__Source material__.

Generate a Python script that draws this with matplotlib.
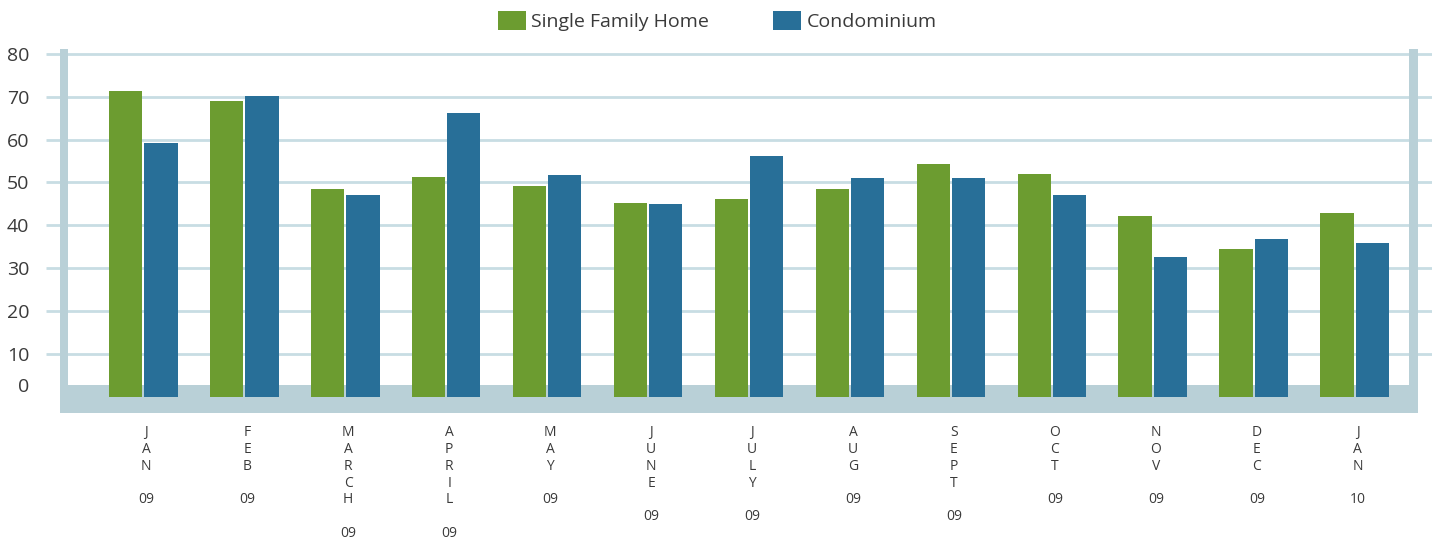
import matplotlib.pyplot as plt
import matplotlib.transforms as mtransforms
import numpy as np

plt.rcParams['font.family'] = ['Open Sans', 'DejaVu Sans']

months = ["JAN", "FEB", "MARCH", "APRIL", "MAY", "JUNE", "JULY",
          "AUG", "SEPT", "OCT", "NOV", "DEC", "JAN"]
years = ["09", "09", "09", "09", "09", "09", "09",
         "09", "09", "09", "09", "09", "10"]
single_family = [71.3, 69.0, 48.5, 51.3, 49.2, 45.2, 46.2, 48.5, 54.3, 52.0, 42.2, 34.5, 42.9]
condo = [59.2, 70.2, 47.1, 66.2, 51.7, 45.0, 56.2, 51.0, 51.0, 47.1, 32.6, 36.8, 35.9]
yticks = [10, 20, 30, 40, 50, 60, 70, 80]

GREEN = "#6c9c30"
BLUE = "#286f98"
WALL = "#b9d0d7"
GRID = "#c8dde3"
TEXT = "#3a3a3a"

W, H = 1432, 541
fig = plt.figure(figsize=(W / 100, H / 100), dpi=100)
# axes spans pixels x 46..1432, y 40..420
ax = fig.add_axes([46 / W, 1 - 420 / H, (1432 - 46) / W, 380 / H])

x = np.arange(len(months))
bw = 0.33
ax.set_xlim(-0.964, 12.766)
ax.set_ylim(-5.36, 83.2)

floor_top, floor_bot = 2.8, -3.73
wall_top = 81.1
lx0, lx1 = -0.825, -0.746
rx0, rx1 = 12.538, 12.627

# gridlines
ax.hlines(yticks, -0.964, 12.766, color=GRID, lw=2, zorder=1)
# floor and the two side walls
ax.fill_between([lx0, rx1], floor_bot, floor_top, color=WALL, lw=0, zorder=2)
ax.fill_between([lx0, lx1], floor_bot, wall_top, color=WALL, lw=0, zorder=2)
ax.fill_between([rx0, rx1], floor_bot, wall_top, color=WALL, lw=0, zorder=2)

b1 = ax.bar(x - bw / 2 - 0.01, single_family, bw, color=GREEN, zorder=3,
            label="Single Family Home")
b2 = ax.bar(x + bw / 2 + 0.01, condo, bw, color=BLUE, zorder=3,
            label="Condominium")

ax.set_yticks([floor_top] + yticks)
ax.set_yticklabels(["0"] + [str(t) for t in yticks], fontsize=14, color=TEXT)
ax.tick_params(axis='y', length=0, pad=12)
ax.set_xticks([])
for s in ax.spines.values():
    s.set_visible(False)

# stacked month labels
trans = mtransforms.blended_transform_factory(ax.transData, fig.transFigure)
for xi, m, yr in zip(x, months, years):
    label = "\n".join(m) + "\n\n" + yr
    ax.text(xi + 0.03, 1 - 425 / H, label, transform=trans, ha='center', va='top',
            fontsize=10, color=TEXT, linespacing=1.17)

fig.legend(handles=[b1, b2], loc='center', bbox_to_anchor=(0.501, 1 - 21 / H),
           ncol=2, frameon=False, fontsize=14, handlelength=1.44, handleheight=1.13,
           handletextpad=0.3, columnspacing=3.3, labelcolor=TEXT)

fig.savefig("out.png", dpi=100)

__What is asked__. Every line above should be repeated exactly; pictures stay out of the copy.

__Complete answer__.
Generate a Python script that draws this with matplotlib.
import matplotlib.pyplot as plt
import matplotlib.transforms as mtransforms
import numpy as np

plt.rcParams['font.family'] = ['Open Sans', 'DejaVu Sans']

months = ["JAN", "FEB", "MARCH", "APRIL", "MAY", "JUNE", "JULY",
          "AUG", "SEPT", "OCT", "NOV", "DEC", "JAN"]
years = ["09", "09", "09", "09", "09", "09", "09",
         "09", "09", "09", "09", "09", "10"]
single_family = [71.3, 69.0, 48.5, 51.3, 49.2, 45.2, 46.2, 48.5, 54.3, 52.0, 42.2, 34.5, 42.9]
condo = [59.2, 70.2, 47.1, 66.2, 51.7, 45.0, 56.2, 51.0, 51.0, 47.1, 32.6, 36.8, 35.9]
yticks = [10, 20, 30, 40, 50, 60, 70, 80]

GREEN = "#6c9c30"
BLUE = "#286f98"
WALL = "#b9d0d7"
GRID = "#c8dde3"
TEXT = "#3a3a3a"

W, H = 1432, 541
fig = plt.figure(figsize=(W / 100, H / 100), dpi=100)
# axes spans pixels x 46..1432, y 40..420
ax = fig.add_axes([46 / W, 1 - 420 / H, (1432 - 46) / W, 380 / H])

x = np.arange(len(months))
bw = 0.33
ax.set_xlim(-0.964, 12.766)
ax.set_ylim(-5.36, 83.2)

floor_top, floor_bot = 2.8, -3.73
wall_top = 81.1
lx0, lx1 = -0.825, -0.746
rx0, rx1 = 12.538, 12.627

# gridlines
ax.hlines(yticks, -0.964, 12.766, color=GRID, lw=2, zorder=1)
# floor and the two side walls
ax.fill_between([lx0, rx1], floor_bot, floor_top, color=WALL, lw=0, zorder=2)
ax.fill_between([lx0, lx1], floor_bot, wall_top, color=WALL, lw=0, zorder=2)
ax.fill_between([rx0, rx1], floor_bot, wall_top, color=WALL, lw=0, zorder=2)

b1 = ax.bar(x - bw / 2 - 0.01, single_family, bw, color=GREEN, zorder=3,
            label="Single Family Home")
b2 = ax.bar(x + bw / 2 + 0.01, condo, bw, color=BLUE, zorder=3,
            label="Condominium")

ax.set_yticks([floor_top] + yticks)
ax.set_yticklabels(["0"] + [str(t) for t in yticks], fontsize=14, color=TEXT)
ax.tick_params(axis='y', length=0, pad=12)
ax.set_xticks([])
for s in ax.spines.values():
    s.set_visible(False)

# stacked month labels
trans = mtransforms.blended_transform_factory(ax.transData, fig.transFigure)
for xi, m, yr in zip(x, months, years):
    label = "\n".join(m) + "\n\n" + yr
    ax.text(xi + 0.03, 1 - 425 / H, label, transform=trans, ha='center', va='top',
            fontsize=10, color=TEXT, linespacing=1.17)

fig.legend(handles=[b1, b2], loc='center', bbox_to_anchor=(0.501, 1 - 21 / H),
           ncol=2, frameon=False, fontsize=14, handlelength=1.44, handleheight=1.13,
           handletextpad=0.3, columnspacing=3.3, labelcolor=TEXT)

fig.savefig("out.png", dpi=100)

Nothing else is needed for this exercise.